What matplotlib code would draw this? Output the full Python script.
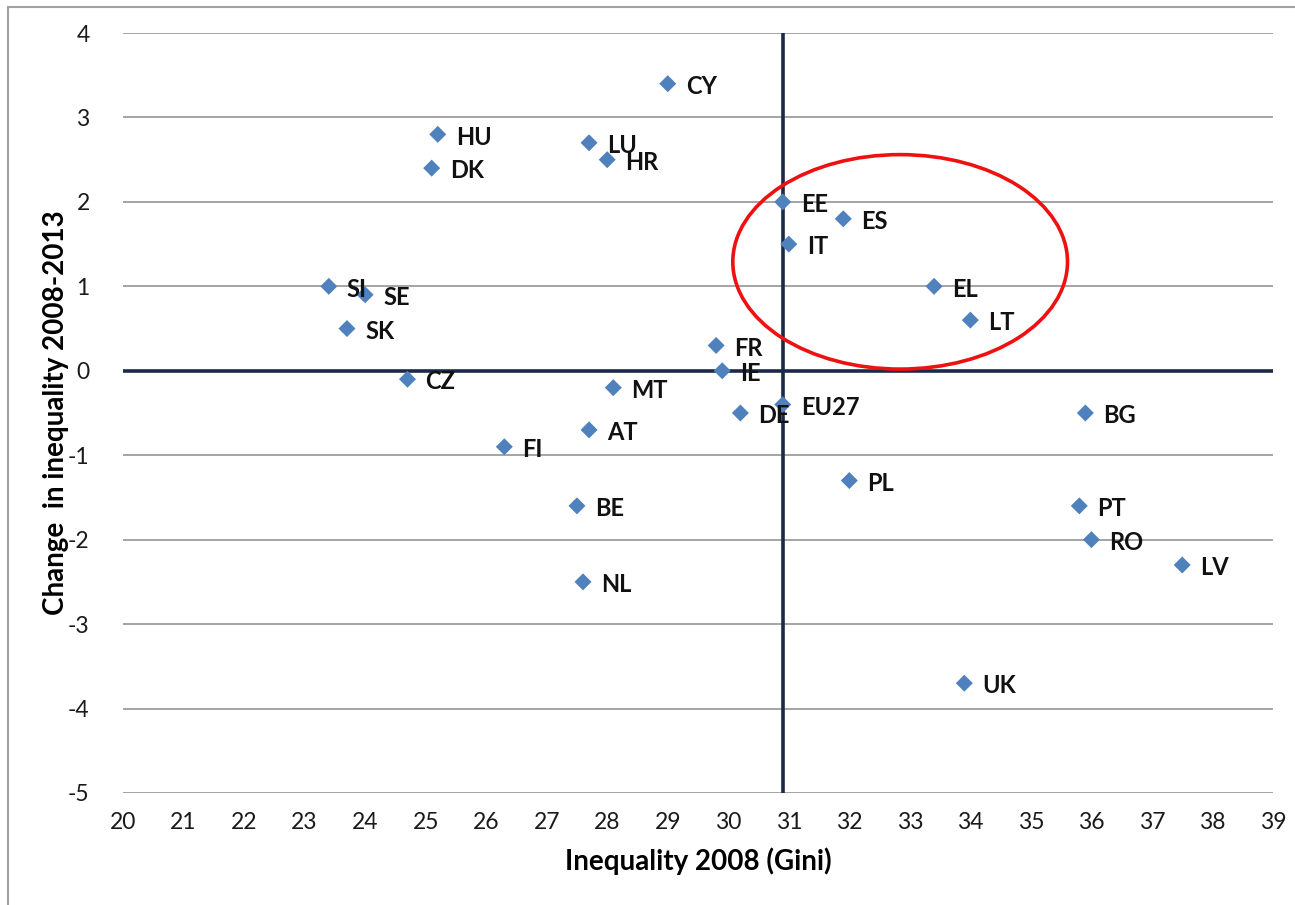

....

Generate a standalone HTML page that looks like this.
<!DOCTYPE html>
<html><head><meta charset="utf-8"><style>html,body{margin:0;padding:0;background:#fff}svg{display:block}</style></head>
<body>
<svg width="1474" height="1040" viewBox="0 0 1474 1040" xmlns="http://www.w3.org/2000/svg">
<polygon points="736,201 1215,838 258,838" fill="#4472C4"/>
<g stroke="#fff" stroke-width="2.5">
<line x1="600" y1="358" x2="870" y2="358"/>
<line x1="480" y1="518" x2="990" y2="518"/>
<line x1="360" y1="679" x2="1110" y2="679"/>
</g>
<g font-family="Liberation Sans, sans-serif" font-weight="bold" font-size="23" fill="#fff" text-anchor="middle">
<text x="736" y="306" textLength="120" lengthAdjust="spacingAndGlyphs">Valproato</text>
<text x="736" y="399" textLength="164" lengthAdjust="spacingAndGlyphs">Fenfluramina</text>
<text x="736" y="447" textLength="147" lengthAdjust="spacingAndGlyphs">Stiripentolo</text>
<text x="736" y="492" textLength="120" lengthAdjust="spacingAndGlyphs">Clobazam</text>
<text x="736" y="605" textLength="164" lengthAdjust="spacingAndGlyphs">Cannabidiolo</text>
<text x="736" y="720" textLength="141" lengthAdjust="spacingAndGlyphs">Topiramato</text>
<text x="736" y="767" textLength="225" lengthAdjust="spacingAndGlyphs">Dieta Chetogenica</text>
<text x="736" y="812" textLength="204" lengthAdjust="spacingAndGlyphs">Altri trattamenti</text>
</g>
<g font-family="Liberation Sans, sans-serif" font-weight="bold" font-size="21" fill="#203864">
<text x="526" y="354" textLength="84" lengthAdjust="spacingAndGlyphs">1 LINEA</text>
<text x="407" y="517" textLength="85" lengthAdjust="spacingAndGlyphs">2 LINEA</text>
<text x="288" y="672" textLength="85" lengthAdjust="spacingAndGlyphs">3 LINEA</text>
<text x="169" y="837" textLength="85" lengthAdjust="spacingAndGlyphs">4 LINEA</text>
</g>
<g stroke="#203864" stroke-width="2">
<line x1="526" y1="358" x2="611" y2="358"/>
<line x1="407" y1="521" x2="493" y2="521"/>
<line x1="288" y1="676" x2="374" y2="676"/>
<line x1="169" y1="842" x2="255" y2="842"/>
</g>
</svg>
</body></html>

....

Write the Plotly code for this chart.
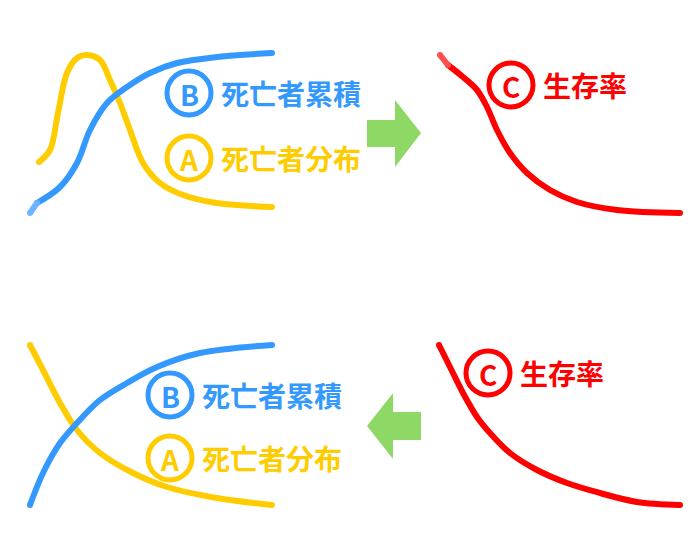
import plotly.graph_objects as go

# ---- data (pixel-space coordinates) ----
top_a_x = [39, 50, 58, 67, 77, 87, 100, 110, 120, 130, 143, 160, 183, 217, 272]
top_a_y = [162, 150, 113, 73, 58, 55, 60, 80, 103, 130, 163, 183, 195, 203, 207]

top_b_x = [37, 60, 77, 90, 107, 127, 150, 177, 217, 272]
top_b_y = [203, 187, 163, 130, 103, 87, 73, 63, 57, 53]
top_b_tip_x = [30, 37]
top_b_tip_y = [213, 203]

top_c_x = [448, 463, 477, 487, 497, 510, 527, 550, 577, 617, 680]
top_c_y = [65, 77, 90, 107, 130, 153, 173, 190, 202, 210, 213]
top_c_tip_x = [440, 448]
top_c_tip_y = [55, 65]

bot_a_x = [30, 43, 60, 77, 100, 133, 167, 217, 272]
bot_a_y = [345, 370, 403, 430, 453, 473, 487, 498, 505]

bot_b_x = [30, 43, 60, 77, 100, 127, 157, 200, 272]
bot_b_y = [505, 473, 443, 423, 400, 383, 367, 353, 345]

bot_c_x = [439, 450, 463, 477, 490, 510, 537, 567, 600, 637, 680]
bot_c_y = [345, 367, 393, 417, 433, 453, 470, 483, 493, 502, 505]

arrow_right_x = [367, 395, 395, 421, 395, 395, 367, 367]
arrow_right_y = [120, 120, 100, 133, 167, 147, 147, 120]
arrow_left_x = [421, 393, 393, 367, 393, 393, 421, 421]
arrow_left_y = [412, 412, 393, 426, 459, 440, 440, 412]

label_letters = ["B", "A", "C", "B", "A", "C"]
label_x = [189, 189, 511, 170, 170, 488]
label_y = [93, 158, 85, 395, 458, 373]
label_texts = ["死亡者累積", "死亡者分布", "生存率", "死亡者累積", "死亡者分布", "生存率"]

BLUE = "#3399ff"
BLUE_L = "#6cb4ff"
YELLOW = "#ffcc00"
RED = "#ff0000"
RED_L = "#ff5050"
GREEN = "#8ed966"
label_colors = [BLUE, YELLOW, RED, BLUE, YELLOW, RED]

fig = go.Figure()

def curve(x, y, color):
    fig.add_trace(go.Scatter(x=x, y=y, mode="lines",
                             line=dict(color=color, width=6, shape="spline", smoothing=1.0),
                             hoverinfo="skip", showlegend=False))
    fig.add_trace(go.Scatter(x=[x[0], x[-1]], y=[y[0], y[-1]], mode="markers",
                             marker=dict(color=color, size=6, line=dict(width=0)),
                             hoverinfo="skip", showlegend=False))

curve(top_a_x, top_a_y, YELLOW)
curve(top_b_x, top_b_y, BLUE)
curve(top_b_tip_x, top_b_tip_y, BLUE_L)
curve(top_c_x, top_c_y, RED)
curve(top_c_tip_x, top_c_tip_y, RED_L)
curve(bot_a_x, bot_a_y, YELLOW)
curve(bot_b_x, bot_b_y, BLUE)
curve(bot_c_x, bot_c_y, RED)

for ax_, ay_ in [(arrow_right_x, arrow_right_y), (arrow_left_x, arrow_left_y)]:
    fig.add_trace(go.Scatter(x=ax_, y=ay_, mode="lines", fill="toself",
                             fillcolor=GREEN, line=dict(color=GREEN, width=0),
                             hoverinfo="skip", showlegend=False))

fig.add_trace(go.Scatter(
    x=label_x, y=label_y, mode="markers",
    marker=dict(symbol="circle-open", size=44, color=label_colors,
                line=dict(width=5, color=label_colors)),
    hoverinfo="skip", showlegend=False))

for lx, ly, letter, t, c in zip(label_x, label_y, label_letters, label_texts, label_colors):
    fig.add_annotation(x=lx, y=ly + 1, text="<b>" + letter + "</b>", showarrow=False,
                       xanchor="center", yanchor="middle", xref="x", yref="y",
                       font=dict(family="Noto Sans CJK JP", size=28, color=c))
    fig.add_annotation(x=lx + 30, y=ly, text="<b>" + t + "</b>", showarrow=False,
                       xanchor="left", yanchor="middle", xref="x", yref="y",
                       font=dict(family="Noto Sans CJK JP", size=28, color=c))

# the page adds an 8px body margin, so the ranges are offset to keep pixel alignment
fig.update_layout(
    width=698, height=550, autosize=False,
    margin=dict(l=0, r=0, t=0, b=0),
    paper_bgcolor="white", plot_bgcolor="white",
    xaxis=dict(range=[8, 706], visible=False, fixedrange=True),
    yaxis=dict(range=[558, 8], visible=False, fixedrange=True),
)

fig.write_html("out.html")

....

Exercise task
State how many lines of the listing hold the string "this"; reply with the number and nothing else.

Reply to the task
3